As a matter of fact, I do not believe that the United States is one of the greatest countries in the world. To tell you the truth, I believe that Finland and Iceland just barely pass muster, and everybody else is either outright embarrassing or beyond redemption. If I were indigenous to their countries, I would not think I was a great nation, though. I would still think there was a long way left to go. There are probably space aliens out there that have the jump on us, and if we do not pull our shit together fast, then they are never going to let us live it down. I am not worried about the Chinese, my friends. I am worried about the real aliens. They are out there claiming all the good real estate, and if we don't catch up with those green-skinned motherfuckers, then there won't be anything left on the bone for us humans.
Or our dogs. Or crows. I like crows.
Oh, believe me, I would just LOVE for the rich elites to pay a larger share of taxes than they already do, but at some point, we have to talk them into it. That is a point of realism that most liberals miss, and the fact that they keep on missing it makes me want to beat them with a cane. Much as I like the idea of a substantially more ambitiously progressive government, we need rich allies in order to really make that scenario work. If you want to expand the government's progressive policies, you need to get people like Bezos, Musk, Page, Brin, and Gates interested in whatever it is that you are doing, and if you cannot succeed at attracting their interest, then you are going to lose the fucking election. Stop alienating the billionaires, liberals, or Sigma is going to come kick your butts and bodily bend you into pretzels, capiche? I want big, muscular, progressive butt-kicking to be done by my government, but the reality is that, in order for that idea to work, you need to have strong and enthusiastic allies among the elites. I don't care how you win them over. Suck their dicks, for all that I care. Liberals, stop treating rich people like your enemies: we need their fucking money, and if you think you're going to just take it from them by force, then that is fucking hilarious. The social contract, deep down, really requires voluntary and peaceful cooperation by most of the powers involved. While we can handle a handful of rich malcontents, you are sabotaging everything we progressives are trying to do if your rhetoric is likely to make them unify against us as a solid political bloc.
The best way to describe my political ideology is "too fucking psycho to really pinpoint," but "eclectic clusterfuck," "ramblings of a grinning Cheshire cat," or "nightmarishly jumbled hodgepodge of elitist intellectualism" would do. If you don't like it, well, FYIAD. If I choose to believe that I am a parrot-sized black dragon with glowing green eyes, then you should assume that that is what I believe until I have given you notice to the contrary. Once it has been established that I am allowed to believe that I am an adorable shoulder-dragon if that is what I take it into my lunatic head to believe, then I am willing to engage you in more in-depth discussion, but fair warning: the inside of my mind is a bit of a magic mushroom kingdom.

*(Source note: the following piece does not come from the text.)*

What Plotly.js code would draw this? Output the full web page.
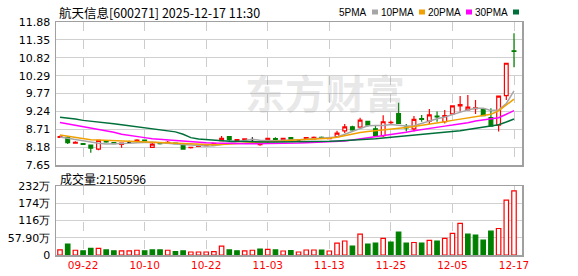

This quiz says that I am "progressive left," but when I was reading through the questions on that quiz, I think they really missed a substantial amount of the fine nuances in my positions. I have explained some of that nuance here in the above unhinged tirade. Furthermore, I think that the statements about whether or not the United States is a "great nation" was misleading. I think that the US has the potential to be a fucking juggernaut, and I really love this country. That love is not uncritical, though. It is not love to ever be happy to see someone fail to do what you believe they are capable of doing. If your country does not live up to its full potential, then that should make you deeply sad. That is why nationalism is misguided. Nationalism is the uncritical and ultimately selfish love of a permissive parent, and that is really a tragedy. That was my primary gripe with the quiz, but I will admit that the quiz is a fair start on giving us opportunity to express greater nuance.